# Orchestral Music that would Fit in Video Game Boss Battles



## Rehydration (Jun 25, 2013)

The title's a mouthful, but I couldn't put it any other way.
So, what orchestral music do you think would fit in different video games' boss battles?
I can name a few, but I can't think of anything else:

--Holst: The Planets (Mars specifically)
--Stravinsky: Sacrificial Dance (from The Rite of Spring)
Infernal Dance (from The Firebird)
--Mussorgsky/Ravel: The Hut on Fowl's Legs (from Pictures at an Exhibition)
--Mussorgsky: Night on Bald Mountain

. . . and my brain has officially been stuck for the past ten minutes.

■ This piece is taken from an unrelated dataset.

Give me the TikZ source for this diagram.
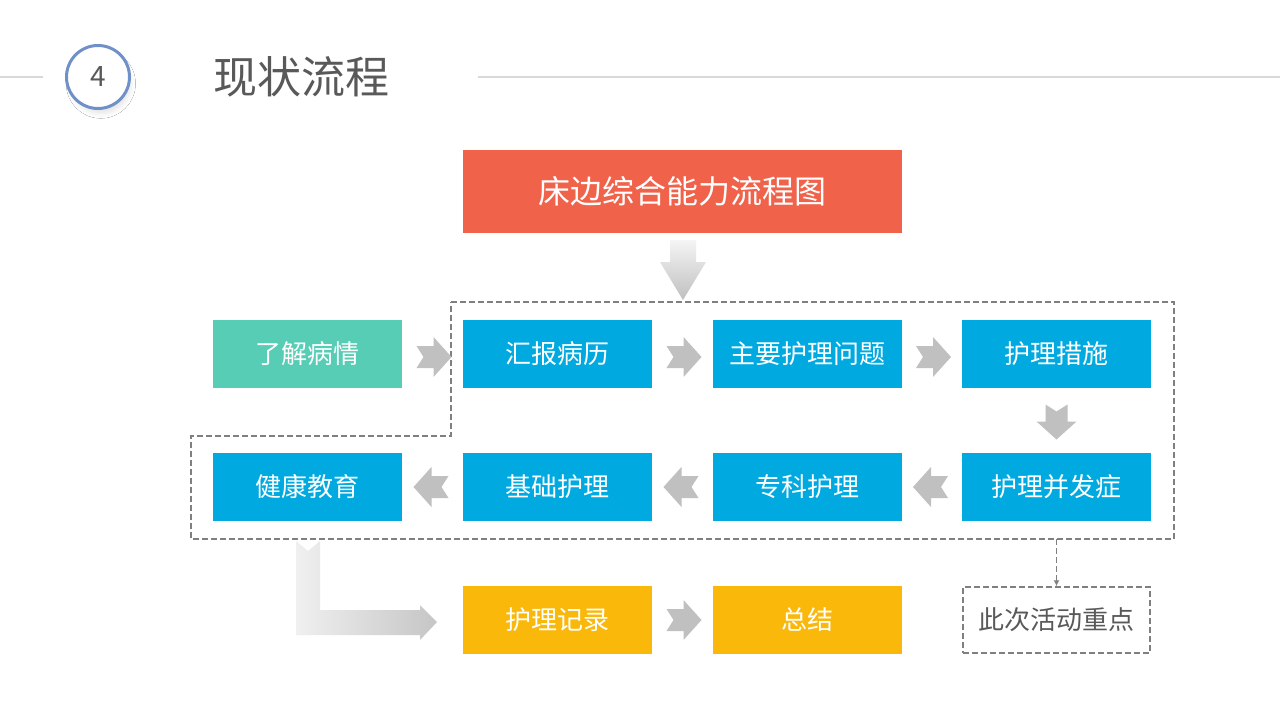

Any others you might suggest?

(Also, does this go here? I couldn't find any other place for it.)


----------



## Novelette (Dec 12, 2012)

Liszt's "Totentanz"! Parts of this amazing work might well be suited for a video game boss scene.


----------



## Selby (Nov 17, 2012)

There was a thread made about this very thing awhile back. You might find some inspiration there: http://www.talkclassical.com/24472-recommendation-quest.html


----------



## PetrB (Feb 28, 2012)

Mitchell said:


> There was a thread made about this very thing awhile back. You might find some inspiration there: http://www.talkclassical.com/24472-recommendation-quest.html


Not a happy list maker myself, but it has occurred to me that one could make a lengthy and legitimately applicable list of extant classical music going up through the 1970's which would be a catalogue of the original -- the mother lode source of the derivative cliches that litter (and comprise about 90% of) the film-scores / video game scores genre.


----------



## drpraetorus (Aug 9, 2012)

Various parts of Sacre du Printemps
Dies Irae from the Verdi requiem
Wagner, Flying Dutchman overture
Mousorgsky/Rimsky Korsakov "Night on Bald Mountain"
Various selections from Prokofiev's "Scythian Suite"
Battle on the Ice from "Alexander Nevsky" by Prokofiev
Shostakovich 5th Symphony 4th movement
de Falla. Ritual Fire Dance from El Amor Brujo


----------



## Rehydration (Jun 25, 2013)

Novelette said:


> Liszt's "Totentanz"! Parts of this amazing work might well be suited for a video game boss scene.


Definitely agreed. I listened to it a while back and incorporated the first few bars into a parody of "The Nutcracker" that I did for my language arts class. It had hilarious effect. :lol:



PetrB said:


> . . . it has occurred to me that one could make a lengthy and legitimately applicable list of extant classical music going up through the 1970's which would be a catalogue of the original -- the mother lode source of the derivative cliches that litter (and comprise about 90% of) the film-scores / video game scores genre.


Also agreed. You mean like the ever-popular opening measures of Also Sprach Zarathustra or Beethoven's Fifth Symphony, right?



drpraetorus said:


> Various parts of Sacre du Printemps
> Dies Irae from the Verdi requiem
> Wagner, Flying Dutchman overture
> Mousorgsky/Rimsky Korsakov "Night on Bald Mountain"
> ...


Haven't heard of a few, but the ones I have heard of would sound very fitting to a boss battle.


Mitchell said:


> There was a thread made about this very thing awhile back. You might find some inspiration there . . .


Does that mean this is a duplicate?


----------



## Cosmos (Jun 28, 2013)

Strauss - "The Battle" (or whatever variation of the name) from Ein Heldenleben
Strauss - The Storm from the Alpine Symphony
Prokofiev - Symphony 2 mov. 1
" " - Symphony 3 mov 3

Those are the only ones I can bring forward


----------



## HaydnBearstheClock (Jul 6, 2013)

what about Haydn's Farewell symphony (1st mov.) or the Kyrie from the Nelson mass?


----------